3. Vinegar as Bermuda grass killer
Vinegar is an effective method of permanently removing Bermuda grass weed from your garden. Spray a 10% vinegar solution directly on the weed to kill it.
The downside of using vinegar is that you have no control over what it kills. It’ll kill every plant it touches. Use vinegar only when there are no cultivated plants around.
4. Manually Removing Bermuda Grass Weed
When Bermuda grass weed only affects a small area, you can manually remove it with a shovel.
Bermuda grass weeds do not grow deep into the soil; they instead spread vertically under the earth. This makes it easy to remove them from the ground.
The best time to do this is when the plant is still tender right after rainfall or after irrigation when the soil is still soft.

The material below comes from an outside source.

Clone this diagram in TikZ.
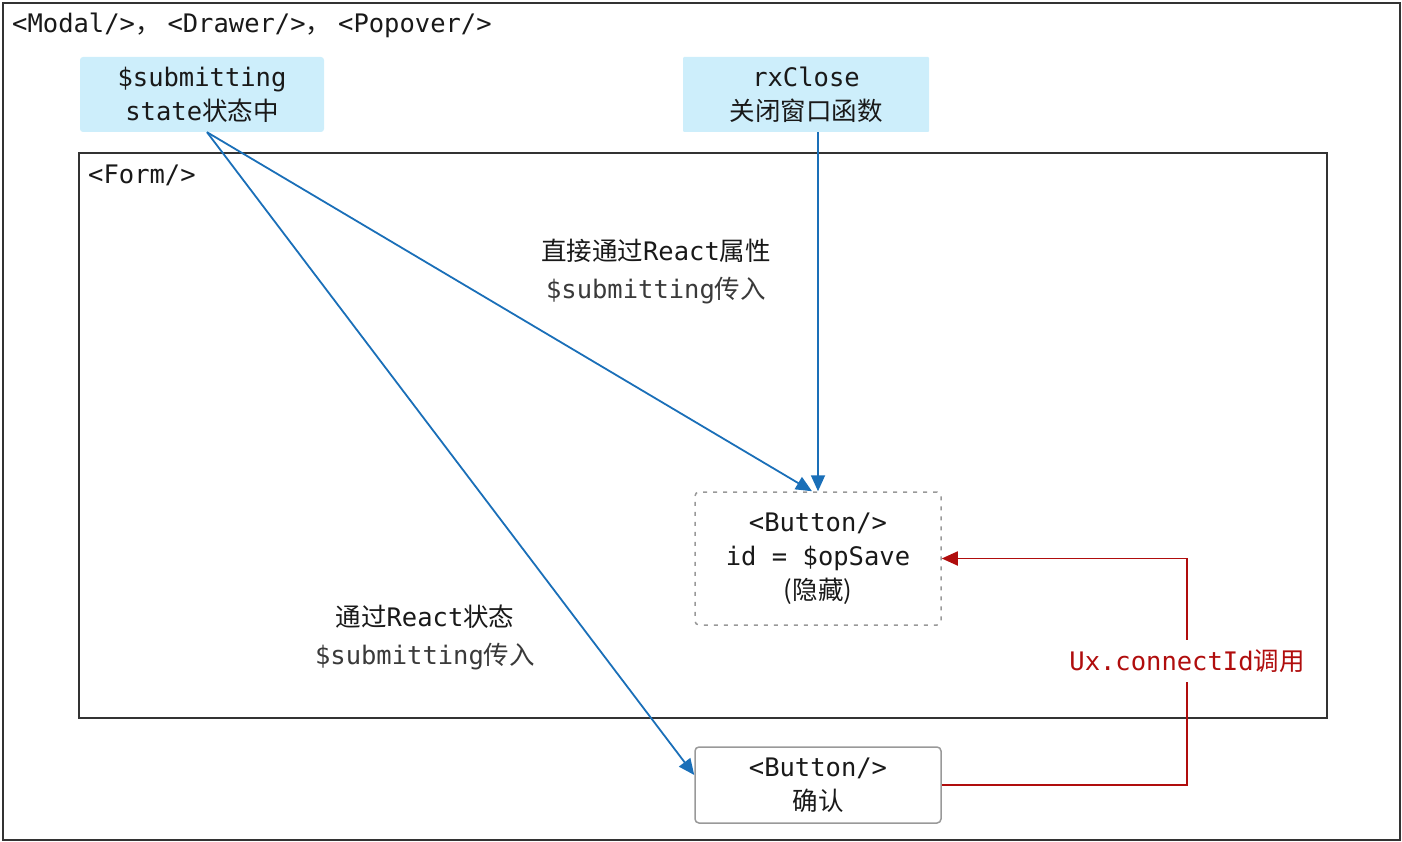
\documentclass[tikz,border=0pt]{standalone}
\usepackage{fontspec}
\setmonofont{DejaVu Sans Mono}
\newfontfamily\cjk{Noto Sans CJK SC}
\usetikzlibrary{positioning,calc,arrows.meta}

\definecolor{frameGray}{HTML}{333333}
\definecolor{stateBlue}{HTML}{CDEEFB}
\definecolor{flowBlue}{HTML}{1A6FB8}
\definecolor{callRed}{HTML}{B00D0D}
\definecolor{dashGray}{HTML}{999999}
\definecolor{noteGray}{HTML}{3A3A3A}

\tikzset{
    every node/.style={font=\ttfamily\fontsize{25.5}{34}\selectfont, text=black!90},
    frame/.style={draw=frameGray, line width=1.8pt},
    statebox/.style={fill=stateBlue, rounded corners=3pt, align=center, minimum height=75pt},
    btnbox/.style={draw=dashGray, rounded corners=4pt, align=center, line width=1.5pt, minimum width=246pt},
    flow/.style={draw=flowBlue, line width=1.8pt, -{Triangle[length=16pt, width=14pt]}},
    call/.style={draw=callRed, line width=1.8pt},
    flowlabel/.style={align=center, font=\ttfamily\fontsize{25.5}{38}\selectfont},
}

\begin{document}
\begin{tikzpicture}[x=1pt, y=-1pt]
    \useasboundingbox (0,0) rectangle (1402,842);

    % Outer container and form
    \draw[frame] (3,3) rectangle (1400,840);
    \node[anchor=base west, inner sep=0pt] (modal) at (12,33)
        {<Modal/>{\cjk ，}\hspace{7pt}<Drawer/>{\cjk ，}\hspace{7pt}<Popover/>};
    \draw[frame] (79,153) rectangle (1327,718);
    \node[anchor=base west, inner sep=0pt] (form) at (88,184) {<Form/>};

    % Sources
    \node[statebox, minimum width=244pt] (sub) at (202,94.5) {\$submitting\\state{\cjk 状态中}};
    \node[statebox, minimum width=246pt, rounded corners=1pt] (rx) at (806,94.5) {rxClose\\{\cjk 关闭窗口函数}};

    % Buttons
    \node[btnbox, dashed, dash pattern=on 4pt off 6pt, minimum height=133pt] (hid) at (818,558.5)
        {<Button/>\\id = \$opSave\\{\cjk (隐藏)}};
    \node[btnbox, minimum height=76pt] (conf) at (818,785) {<Button/>\\{\cjk 确认}};

    % Blue flows
    \draw[flow] ($(sub.south)+(5,0)$) -- ($(hid.north)+(-6,0)$);
    \draw[flow] ($(sub.south)+(5,0)$) -- ($(conf.west)+(0,-10)$);
    \draw[flow] (rx.south -| hid.north) -- (hid.north);

    % Flow labels
    \node[flowlabel] (prop) at (656,272)
        {{\cjk 直接通过}React{\cjk 属性}\\\textcolor{noteGray}{\$submitting{\cjk 传入}}};
    \node[flowlabel] (state) at (425,637)
        {{\cjk 通过}React{\cjk 状态}\\\textcolor{noteGray}{\$submitting{\cjk 传入}}};

    % Red call
    \node[fill=white, text=callRed, inner sep=4pt, minimum height=42pt] (ux) at (1187,661) {Ux.connectId{\cjk 调用}};
    \draw[call] (conf.east) -| (ux.south);
    \draw[call, -{Triangle[length=16pt, width=14pt]}] (ux.north) |- (hid.east);
\end{tikzpicture}
\end{document}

Force your shovel some inches under the ground and remove the grass alongside its root. Bag the grass and dispose of them.
5. Systemic Herbicides
Systemic herbicides like round-up are absorbed through the foliage and go through all the parts of the weed killing everything, including its root. This is especially important for weeds like Bermuda grass that can regrow when a small portion of its stolon is left in the ground.
The active ingredient in systemic herbicides is glyphosate.
Ways to Prevent a Recurrence of Bermuda Weed in Your Lawn
After eliminating Bermuda grass weed in your yard, you need to ensure the conditions are unfavorable for a Bermuda grass comeback.
How do you do that?
- Fertilize your lawn frequently: the aim here is to keep your lawn healthy and make it difficult for weeds to spring up.
- Mow high: mowing your lawn close to the ground will leave it vulnerable to Bermuda grass attack. When you trim it high, the lawn is thick and can quickly choke out any weed.
- Water your lawn frequently: watering is another essential need for your yard. Giving it the right amount of water will keep it healthy and leave no room for Bermuda grass.
Bermuda grass is a lawn grass but can also be an invasive weed if left unattended. It is a tough lawn grass you may only want to control and not kill entirely. If you, however, decide to eradicate the plant from your yard, the ways stated in this guide will bring an end to your Bermuda grass weed problem.